• **Stated task**:
Reproduce exactly, and only, the lines of the material below running from the line bearing "Give me the matplotlib source for this chart." through the line bearing "solid_joinstyle='miter', zorder=2)". Leave any pictures out.

BEGIN Material

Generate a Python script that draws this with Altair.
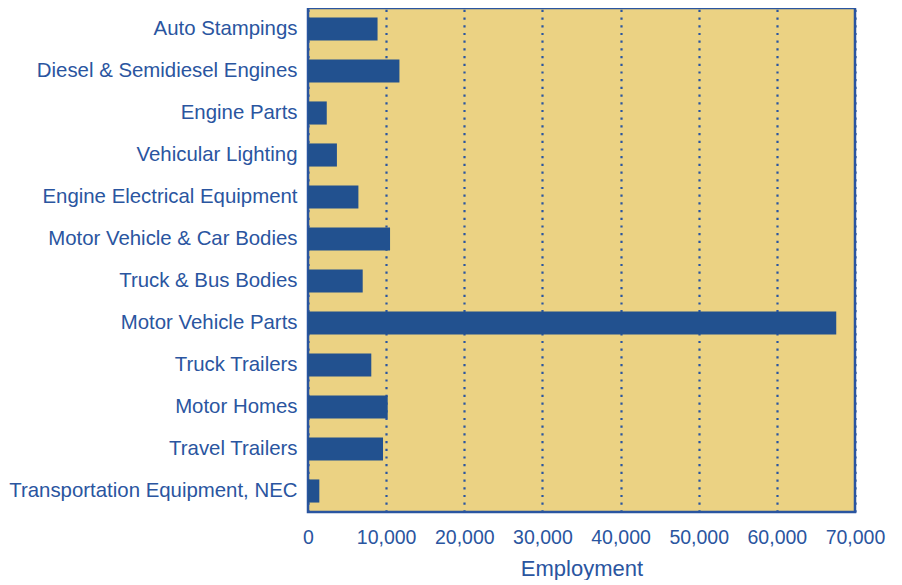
import altair as alt
import pandas as pd

categories = [
    "Auto Stampings",
    "Diesel & Semidiesel Engines",
    "Engine Parts",
    "Vehicular Lighting",
    "Engine Electrical Equipment",
    "Motor Vehicle & Car Bodies",
    "Truck & Bus Bodies",
    "Motor Vehicle Parts",
    "Truck Trailers",
    "Motor Homes",
    "Travel Trailers",
    "Transportation Equipment, NEC",
]
employment = [8900, 11700, 2400, 3700, 6450, 10500, 7000, 67600, 8100, 10200, 9600, 1450]
x_ticks = [0, 10000, 20000, 30000, 40000, 50000, 60000, 70000]

df = pd.DataFrame({"category": categories, "employment": employment})

BLUE = "#22518F"
TEXT = "#2A55A0"
BG = "#EBD283"

chart = (
    alt.Chart(df)
    .mark_bar(color=BLUE)
    .encode(
        x=alt.X(
            "employment:Q",
            title="Employment",
            scale=alt.Scale(domain=[0, 70000], nice=False),
            axis=alt.Axis(
                values=x_ticks,
                labelExpr="format(datum.value, ',d')",
                labelOverlap=False,
                labelFlush=False,
                labelBound=False,
                grid=True,
                gridColor=TEXT,
                gridWidth=2.2,
                gridDash=[2.2, 5.5],
                ticks=False,
                domain=False,
                labelPadding=16,
                labelFontSize=19.5,
                labelColor=TEXT,
                titleFontSize=22,
                titleColor=TEXT,
                titleFontWeight="normal",
                titlePadding=12,
                labelFont="Liberation Sans",
                titleFont="Liberation Sans",
            ),
        ),
        y=alt.Y(
            "category:N",
            sort=categories,
            title=None,
            scale=alt.Scale(paddingInner=0.45, paddingOuter=0.225),
            axis=alt.Axis(
                ticks=False,
                domain=False,
                labelPadding=11,
                labelFontSize=20.4,
                labelColor=TEXT,
                labelFont="Liberation Sans",
                labelLimit=400,
            ),
        ),
    )
    .properties(
        width=547,
        height=504,
        background="white",
        padding={"top": 0, "left": 0, "right": 5, "bottom": 0},
    )
    .configure_view(fill=BG, stroke=TEXT, strokeWidth=2.5)
)

chart.save("out.html", embed_options={"renderer": "svg", "actions": False})
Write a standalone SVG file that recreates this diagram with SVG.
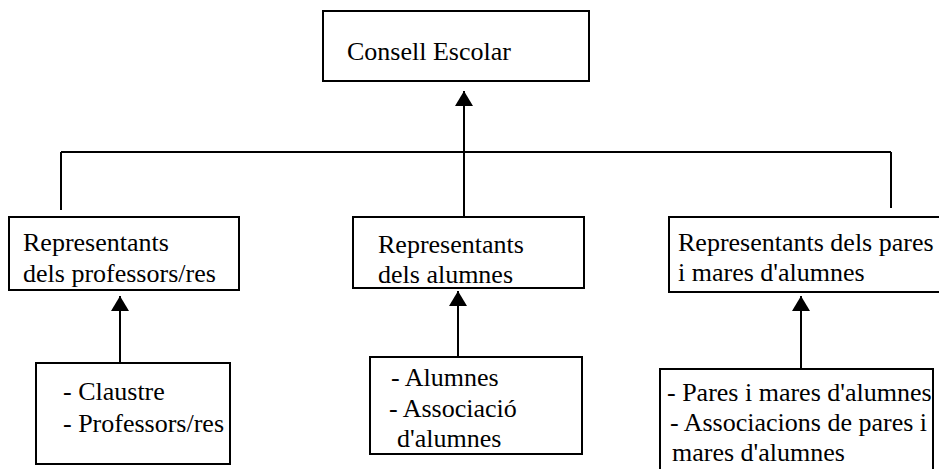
<svg xmlns="http://www.w3.org/2000/svg" width="939" height="469" viewBox="0 0 939 469">
  <style>
    .box { fill: #ffffff; stroke: #000000; stroke-width: 2; }
    .lbl { font-family: "Liberation Serif", "Times New Roman", serif; font-size: 26px; fill: #000000; }
    .wire { fill: none; stroke: #000000; stroke-width: 2; }
    .arrow { fill: none; stroke: #000000; stroke-width: 2; marker-end: url(#head); }
  </style>
  <defs>
    <marker id="head" markerUnits="userSpaceOnUse" markerWidth="16" markerHeight="18" refX="15" refY="9" orient="auto">
      <path d="M0,0 L15,9 L0,18 z" fill="#000000"/>
    </marker>
  </defs>
  <rect width="939" height="469" fill="#ffffff"/>

  <g id="connectors">
    <line class="wire" x1="61" y1="152" x2="891" y2="152"/>
    <line class="wire" x1="61" y1="152" x2="61" y2="210"/>
    <line class="wire" x1="891" y1="152" x2="891" y2="208"/>
    <line class="arrow" x1="464" y1="217" x2="464" y2="91"/>
    <line class="arrow" x1="120" y1="363" x2="120" y2="296"/>
    <line class="arrow" x1="458" y1="357" x2="458" y2="291"/>
    <line class="arrow" x1="801" y1="369" x2="801" y2="296"/>
  </g>

  <g id="consell-escolar">
    <rect class="box" x="323" y="11" width="266" height="70"/>
    <text class="lbl" x="347" y="60">Consell Escolar</text>
  </g>

  <g id="repr-professors">
    <rect class="box" x="9" y="217" width="230" height="73"/>
    <text class="lbl" x="23" y="251">Representants</text>
    <text class="lbl" x="23" y="282">dels professors/res</text>
  </g>

  <g id="repr-alumnes">
    <rect class="box" x="353" y="217" width="231" height="71"/>
    <text class="lbl" x="378" y="253">Representants</text>
    <text class="lbl" x="378" y="283">dels alumnes</text>
  </g>

  <g id="repr-pares">
    <rect class="box" x="669" y="217" width="280" height="75"/>
    <text class="lbl" x="678" y="251">Representants dels pares</text>
    <text class="lbl" x="678" y="281">i mares d'alumnes</text>
  </g>

  <g id="fonts-professors">
    <rect class="box" x="36" y="363" width="194" height="101"/>
    <text class="lbl" x="63" y="400">- Claustre</text>
    <text class="lbl" x="63" y="432">- Professors/res</text>
  </g>

  <g id="fonts-alumnes">
    <rect class="box" x="370" y="357" width="212" height="97"/>
    <text class="lbl" x="391" y="386">- Alumnes</text>
    <text class="lbl" x="389" y="417">- Associació</text>
    <text class="lbl" x="397" y="447">d'alumnes</text>
  </g>

  <g id="fonts-pares">
    <rect class="box" x="660" y="369" width="273" height="120"/>
    <text class="lbl" x="667" y="401">- Pares i mares d'alumnes</text>
    <text class="lbl" x="670" y="431">- Associacions de pares i</text>
    <text class="lbl" x="672" y="461">mares d'alumnes</text>
  </g>
</svg>
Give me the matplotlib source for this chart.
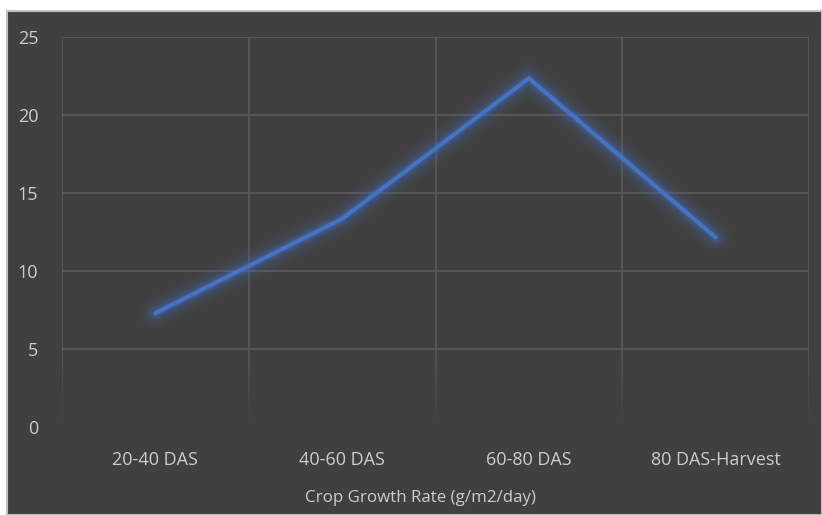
import numpy as np
import matplotlib.pyplot as plt
from matplotlib.patches import Rectangle

plt.rcParams['font.family'] = ['Open Sans', 'DejaVu Sans']

stages = ['20-40 DAS', '40-60 DAS', '60-80 DAS', '80 DAS-Harvest']
cgr = [7.3, 13.35, 22.35, 12.15]
yticks = [0, 5, 10, 15, 20, 25]

bg = '#404040'
grid_col = '#5a5a5a'
txt_col = '#cccccc'
blue = '#4472c4'

W, H = 822, 515
fig = plt.figure(figsize=(W / 100, H / 100), dpi=100, facecolor='white')

# dark chart frame
fig.patches.append(Rectangle((7 / W, 0), 1 - 7 / W, 1 - 11 / H,
                             transform=fig.transFigure, facecolor=bg,
                             edgecolor='#c0c0c0', linewidth=1.5, zorder=-5))

ax = fig.add_axes([62 / W, 1 - 427 / H, (809 - 62) / W, (427 - 37) / H])
ax.set_facecolor(bg)
ax.patch.set_alpha(0)

x = np.arange(len(stages))
ax.set_xlim(-0.5, len(stages) - 0.5)
ax.set_ylim(0, 25)

# grid: vertical lines at category boundaries, horizontal at ticks
for b in np.arange(-0.5, len(stages), 1.0):
    ax.axvline(b, color=grid_col, lw=1.2, zorder=0.5)
for t in yticks[1:]:
    ax.axhline(t, color=grid_col, lw=1.2, zorder=0.5)

# fade the lower part of the grid into the background
fade = np.zeros((100, 1, 4))
rgb = np.array([0x40, 0x40, 0x40]) / 255
fade[:, 0, :3] = rgb
fade[:, 0, 3] = np.clip(np.linspace(1, -0.15, 100), 0, 1) ** 0.8
ax.imshow(fade, extent=(-0.5, len(stages) - 0.5, 0, 5.6), aspect='auto',
          origin='lower', zorder=0.8, interpolation='bilinear')

# soft glow under the line
for lw, a in [(22, 0.05), (17, 0.07), (13, 0.10), (9, 0.14), (6, 0.2)]:
    ax.plot(x, cgr, color=blue, lw=lw, alpha=a, solid_capstyle='round',
            solid_joinstyle='round', zorder=1.5)
ax.plot(x, cgr, color=blue, lw=3, solid_capstyle='round',
        solid_joinstyle='miter', zorder=2)

ax.set_xticks(x)
ax.set_xticklabels(stages)
ax.set_yticks(yticks)
ax.tick_params(axis='both', length=0, colors=txt_col, labelsize=13)
ax.tick_params(axis='x', pad=17)
ax.tick_params(axis='y', pad=17)
for s in ax.spines.values():
    s.set_visible(False)

fig.text(420 / W, 1 - 498 / H, 'Crop Growth Rate (g/m2/day)', color=txt_col,
         fontsize=12.2, ha='center', va='center')

fig.savefig('out.png', dpi=100, facecolor=fig.get_facecolor())
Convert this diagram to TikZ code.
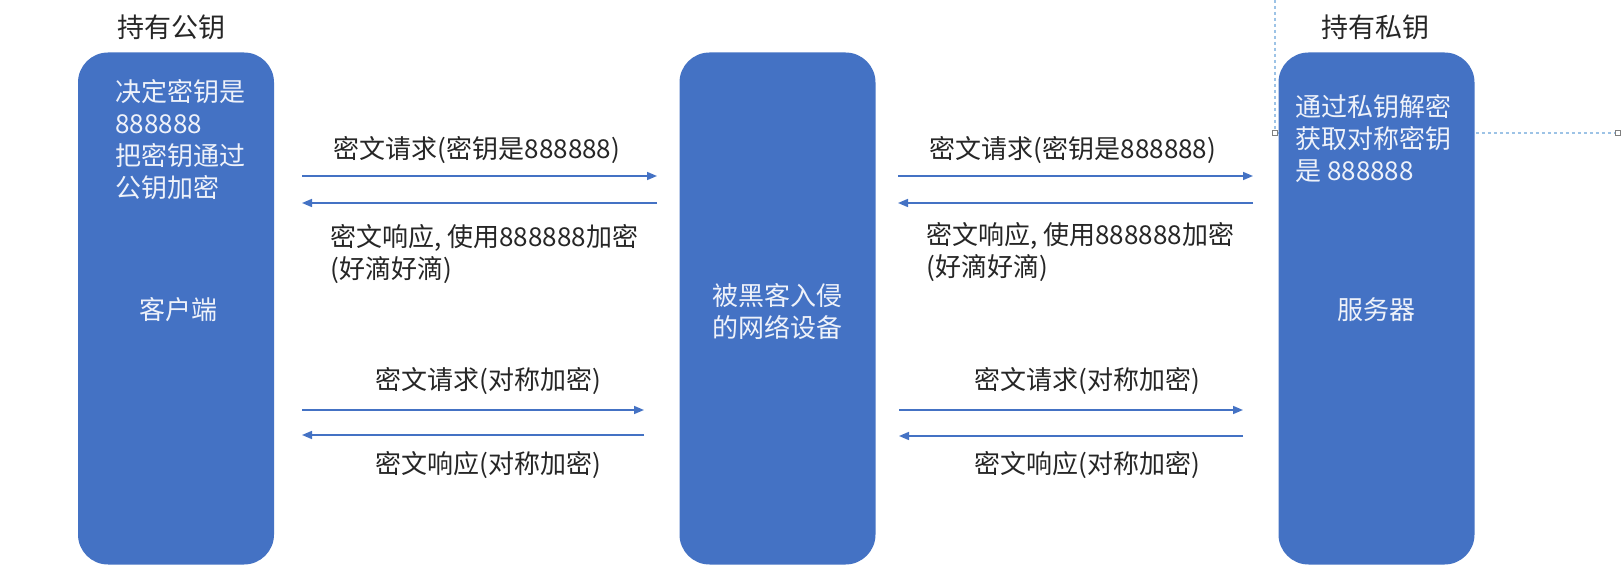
\documentclass[tikz,border=0pt]{standalone}
\usepackage{fontspec}
\setmainfont{Noto Sans CJK SC}
\usetikzlibrary{arrows.meta}
\definecolor{boxblue}{HTML}{4472C4}
\definecolor{txt}{HTML}{262626}
\definecolor{guide}{HTML}{9DC3E6}
\definecolor{boxtxt}{HTML}{EEF2FA}
\begin{document}
\begin{tikzpicture}[x=0.5pt,y=-0.5pt,
  box/.style={fill=boxblue, draw=none, rounded corners=15pt, minimum width=98pt, minimum height=256pt, inner sep=0pt},
  intext/.style={text=boxtxt, font=\fontsize{13}{16}\selectfont, inner sep=0pt, align=left},
  lbl/.style={text=txt, font=\fontsize{13}{16}\selectfont, inner sep=0pt, align=left},
  head/.style={text=txt, font=\fontsize{13.5}{16}\selectfont, inner sep=0pt},
  arr/.style={draw=boxblue, line width=0.75pt, -{Triangle[length=5pt,width=4pt]}},
  guideline/.style={draw=guide, line width=0.6pt, dash pattern=on 1.5pt off 1.5pt},
  handle/.style={draw=gray, fill=white, line width=0.4pt, minimum size=2.5pt, inner sep=0pt}]
\useasboundingbox (0,0) rectangle (1623,582);
\fill[white] (0,0) rectangle (1623,582);

% guide lines (selection artefacts)
\coordinate (gtop) at (1275,0);
\node[handle] (h1) at (1275,133) {};
\node[handle] (h2) at (1618,133) {};
\draw[guideline] (gtop) -- (h1.north);
\draw[guideline] (h1.east) -- (h2.west);

% boxes
\node[box] (client) at (176,308.5) {};
\node[box] (mitm) at (777.5,308.5) {};
\node[box] (server) at (1376.5,308.5) {};

% headings
\node[head] (hl) at (171,27) {持有公钥};
\node[head] (hr) at (1375,27) {持有私钥};

% box texts
\node[intext, anchor=west] (ct) at (115,140) {决定密钥是\\888888\\把密钥通过\\公钥加密};
\node[intext] (cn) at (178,310) {客户端};
\node[intext, align=center] (mt) at (777,312) {被黑客入侵\\的网络设备};
\node[intext, anchor=west] (st) at (1295,139) {通过私钥解密\\获取对称密钥\\是 888888};
\node[intext] (sn) at (1376,310) {服务器};

% left upper arrows
\coordinate (l1a) at (302,176); \coordinate (l1b) at (657,176);
\coordinate (l2a) at (302,203); \coordinate (l2b) at (657,203);
\draw[arr] (l1a) -- (l1b);
\draw[arr] (l2b) -- (l2a);
\node[lbl] (t1) at (477,150) {密文请求(密钥是888888)};
\node[lbl, anchor=west] (t2) at (330,254) {密文响应, 使用888888加密\\(好滴好滴)};

% left lower arrows
\coordinate (l3a) at (302,410); \coordinate (l3b) at (644,410);
\coordinate (l4a) at (302,435); \coordinate (l4b) at (644,435);
\draw[arr] (l3a) -- (l3b);
\draw[arr] (l4b) -- (l4a);
\node[lbl] (t3) at (488,381) {密文请求(对称加密)};
\node[lbl] (t4) at (488,465) {密文响应(对称加密)};

% right upper arrows
\coordinate (r1a) at (898,176); \coordinate (r1b) at (1253,176);
\coordinate (r2a) at (898,203); \coordinate (r2b) at (1253,203);
\draw[arr] (r1a) -- (r1b);
\draw[arr] (r2b) -- (r2a);
\node[lbl] (t5) at (1073,150) {密文请求(密钥是888888)};
\node[lbl, anchor=west] (t6) at (926,252) {密文响应, 使用888888加密\\(好滴好滴)};

% right lower arrows
\coordinate (r3a) at (899,410); \coordinate (r3b) at (1243,410);
\coordinate (r4a) at (899,436); \coordinate (r4b) at (1243,436);
\draw[arr] (r3a) -- (r3b);
\draw[arr] (r4b) -- (r4a);
\node[lbl] (t7) at (1087,381) {密文请求(对称加密)};
\node[lbl] (t8) at (1087,465) {密文响应(对称加密)};
\end{tikzpicture}
\end{document}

END Material

• **Output for this task**:
Give me the matplotlib source for this chart.
import numpy as np
import matplotlib.pyplot as plt
from matplotlib.patches import Rectangle

plt.rcParams['font.family'] = ['Open Sans', 'DejaVu Sans']

stages = ['20-40 DAS', '40-60 DAS', '60-80 DAS', '80 DAS-Harvest']
cgr = [7.3, 13.35, 22.35, 12.15]
yticks = [0, 5, 10, 15, 20, 25]

bg = '#404040'
grid_col = '#5a5a5a'
txt_col = '#cccccc'
blue = '#4472c4'

W, H = 822, 515
fig = plt.figure(figsize=(W / 100, H / 100), dpi=100, facecolor='white')

# dark chart frame
fig.patches.append(Rectangle((7 / W, 0), 1 - 7 / W, 1 - 11 / H,
                             transform=fig.transFigure, facecolor=bg,
                             edgecolor='#c0c0c0', linewidth=1.5, zorder=-5))

ax = fig.add_axes([62 / W, 1 - 427 / H, (809 - 62) / W, (427 - 37) / H])
ax.set_facecolor(bg)
ax.patch.set_alpha(0)

x = np.arange(len(stages))
ax.set_xlim(-0.5, len(stages) - 0.5)
ax.set_ylim(0, 25)

# grid: vertical lines at category boundaries, horizontal at ticks
for b in np.arange(-0.5, len(stages), 1.0):
    ax.axvline(b, color=grid_col, lw=1.2, zorder=0.5)
for t in yticks[1:]:
    ax.axhline(t, color=grid_col, lw=1.2, zorder=0.5)

# fade the lower part of the grid into the background
fade = np.zeros((100, 1, 4))
rgb = np.array([0x40, 0x40, 0x40]) / 255
fade[:, 0, :3] = rgb
fade[:, 0, 3] = np.clip(np.linspace(1, -0.15, 100), 0, 1) ** 0.8
ax.imshow(fade, extent=(-0.5, len(stages) - 0.5, 0, 5.6), aspect='auto',
          origin='lower', zorder=0.8, interpolation='bilinear')

# soft glow under the line
for lw, a in [(22, 0.05), (17, 0.07), (13, 0.10), (9, 0.14), (6, 0.2)]:
    ax.plot(x, cgr, color=blue, lw=lw, alpha=a, solid_capstyle='round',
            solid_joinstyle='round', zorder=1.5)
ax.plot(x, cgr, color=blue, lw=3, solid_capstyle='round',
        solid_joinstyle='miter', zorder=2)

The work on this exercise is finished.